To my mind, art facilitates this great transition, even though art is always done, in whatever form, for its own sake. Clearly, one doesn’t have to paint or sculpt to be an artist. Indeed, one has to be an artist inwardly before one can give expression to beauty in one’s life. 

I walked on in my 30s as graduate student in philosophy at one of the few Continental Schools in America. I needed to prove to myself that I had the chops to make it in academia as a philosopher, and after a year, I had earned the respect of the professors in the large department. 

So, I was taken aback when my best friend in the department said one day, “I see you as an artist.” When I asked what he meant, my extremely rational friend couldn’t give me a satisfying explanation. I chalked it up to a lack of understanding of where I was coming from philosophically. 

It wasn’t that I thought philosophers were superior to artists, but that I never considered myself an artist and wanted to be considered a philosopher. They were totally different vocations after all, weren’t they? 

Artists aren’t philosophers and don’t generally philosophize, though true philosophers are artists in an essential way. Artists don’t feel the need to explain themselves or their art, and many times the beneficiaries of art see things in an artistic production that even the artist didn’t. In one sense, creative interpretation defines art. 

Philosophers are by definition explainers of phenomena. So, there’s a bit of a contradiction in saying that true philosophers are also artists. For me the paradox is resolved in realizing that the word is not the thing; the map is not the territory. When words and images dissolve in the stillness of mind, art and philosophy engender new insight

Essentially art, in whatever form, is a relationship with the beauty of nature. That doesn’t mean one has to paint landscapes, only that one reflects the essence of beauty in some way. The essence of beauty lies beyond all line and form, though as the saying goes, “color is God.”

All human beings growing in insight are drawing upon the senses of the body, the feelings of the heart, and the faculties of the mind. In that sense we can all be artists. Therefore, art is in our relationships and work, and reflects intimations of that which cannot be tangibly expressed.   

So, what is the relationship between complex symbolic thought, first evidenced on the cave walls of Homo sapiens in South Africa and Europe, and art? Were our closest cousins, the Neanderthals, capable of producing art as we know it? 

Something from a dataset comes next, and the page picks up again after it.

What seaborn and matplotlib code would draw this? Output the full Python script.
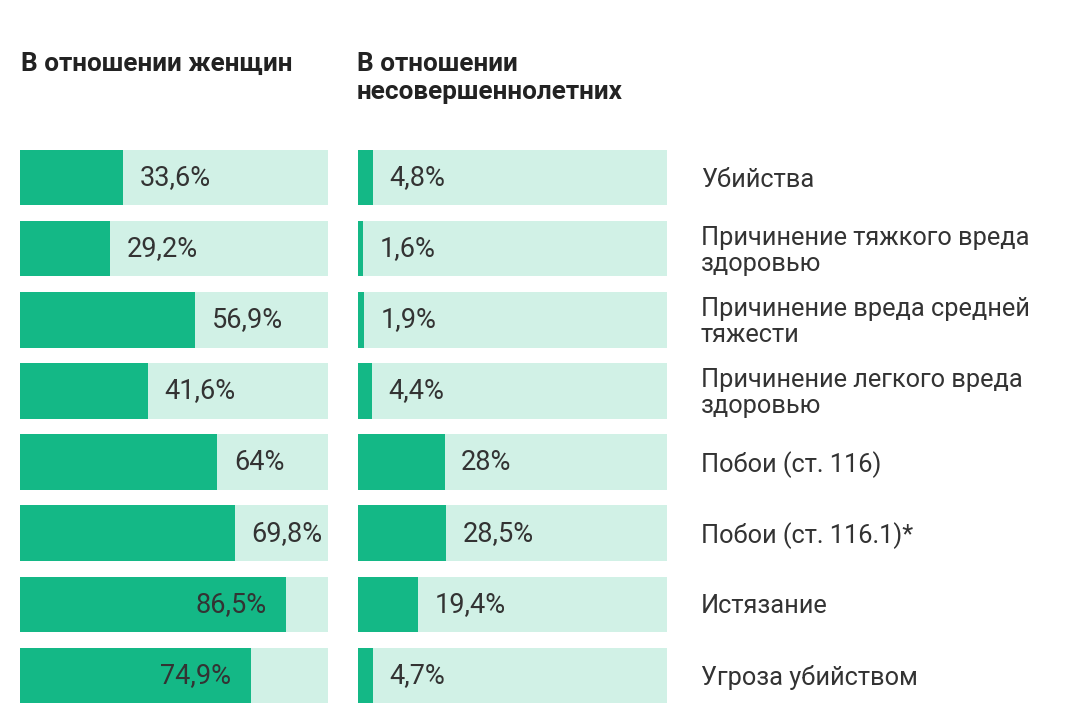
import matplotlib
matplotlib.use("Agg")
import matplotlib.pyplot as plt
import seaborn as sns
import pandas as pd

categories = [
    "Убийства",
    "Причинение тяжкого вреда\nздоровью",
    "Причинение вреда средней\nтяжести",
    "Причинение легкого вреда\nздоровью",
    "Побои (ст. 116)",
    "Побои (ст. 116.1)*",
    "Истязание",
    "Угроза убийством",
]
women = [33.6, 29.2, 56.9, 41.6, 64.0, 69.8, 86.5, 74.9]
women_labels = ["33,6%", "29,2%", "56,9%", "41,6%", "64%", "69,8%", "86,5%", "74,9%"]
minors = [4.8, 1.6, 1.9, 4.4, 28.0, 28.5, 19.4, 4.7]
minors_labels = ["4,8%", "1,6%", "1,9%", "4,4%", "28%", "28,5%", "19,4%", "4,7%"]
titles = ["В отношении женщин", "В отношении\nнесовершеннолетних"]
full = [100] * len(categories)

DARK = "#14b886"
LIGHT = "#d1f1e6"
TEXT = "#333333"

sns.set_theme(style="white")
plt.rcParams["font.family"] = ["Roboto", "DejaVu Sans"]

fig = plt.figure(figsize=(10.8, 7.28), dpi=100)
W, H = 1080, 728
ax_bottom = 1 - 711 / H
ax_height = 569 / H
axes = [
    fig.add_axes([20 / W, ax_bottom, 308 / W, ax_height]),
    fig.add_axes([358 / W, ax_bottom, 309 / W, ax_height]),
]

for ax, vals, labs in zip(axes, [women, minors], [women_labels, minors_labels]):
    df = pd.DataFrame({"cat": categories, "full": full, "val": vals})
    sns.barplot(data=df, x="full", y="cat", orient="h", color=LIGHT,
                width=0.78, ax=ax, saturation=1, linewidth=0)
    sns.barplot(data=df, x="val", y="cat", orient="h", color=DARK,
                width=0.78, ax=ax, saturation=1, linewidth=0)
    ax.set_xlim(0, 100)
    ax.set_ylim(len(categories) - 0.5, -0.5)
    ax.axis("off")
    for i, (v, lab) in enumerate(zip(vals, labs)):
        # estimated label width in data units (~14.5 px per char)
        est_w = len(lab) * 14.5 * 100 / 308
        if v + 5.5 + est_w > 100:
            ax.annotate(lab, (v, i), xytext=(-14.5, 0), textcoords="offset points",
                        ha="right", va="center", fontsize=19.5, color=TEXT)
        else:
            ax.annotate(lab, (v, i), xytext=(12, 0), textcoords="offset points",
                        ha="left", va="center", fontsize=19.5, color=TEXT)
    if ax is axes[1]:
        for i, c in enumerate(categories):
            ax.annotate(c, (100, i), xytext=(24.5, -1.5), textcoords="offset points",
                        ha="left", va="center", fontsize=18.3, color=TEXT,
                        linespacing=1.12, annotation_clip=False)

fig.text(21 / W, 1 - 52 / H, titles[0], ha="left", va="top", fontsize=18.8,
         fontweight="bold", color="#222222")
fig.text(357 / W, 1 - 52 / H, titles[1], ha="left", va="top", fontsize=18.8,
         fontweight="bold", color="#222222", linespacing=1.22)

fig.savefig("out.png", dpi=100, facecolor="white")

Let’s take this passage from a recent National Geographic article, “What were Neanderthals really like—and why did they go extinct?”  

“A breakthrough was the discovery that Neanderthals may have been capable of symbolic thought. In 2018 researchers announced they’d discovered evidence of cave paintings from 65,000 years ago—the oldest artworks of their kind. But the abstract nature of this art continues to fuel debates among scientists about how complex their mental capacities were.” 

This strikes me as funny. The crude and childlike sketches and hand stencils that Neanderthals apparently drew only demonstrate that they were capable of childlike art arising from rudimentary symbolic thought. 

Despite misguided attempts to blur the distinction between Homo sapiens and Homo neanderthalensis, they were not our cognitive equals. That isn’t to say our species was morally superior to Neanderthals. We drove them out, killed them off, and occasionally interbred with them until they ceased to exist as a distinct species, much as colonizers around the world have done with indigenous peoples whenever they encountered them—peoples who were the cognitive equals of their conquerors.  

Neanderthals clearly had a primitive capability for art, and their tools and hunting abilities attest to a rudimentary capability for symbolic thought. However, the cave art of Cro Magnons—the Homo sapiens that encountered Neanderthals—foreshadows that of the Sistine Chapel, indicating the presence of fully modern humans, possessing and possessed by complex symbolic thought. 

“Whatever their cognitive abilities, Neanderthals were ultimately doomed,” the National Geographic article concludes. They weren’t doomed by some natural event, but by Homo sapiens—we humans, who are presently driving to extinction so many other sister species with which we are meant to be sharing the Earth. 

The great paradox is that our cognitive abilities, turning on complex symbolic thought (also known as “higher thought”), have both given us the capacity for the highest expressions of art and led to the decimation of the Earth. 

That means the consciousness arising from complex symbolic thought must be superseded by consciousness that transcends thought if the human being is to grow, rather than shrink and become extinct as well. 

Art cannot make us inwardly alive if we aren’t alive and deepening in insight.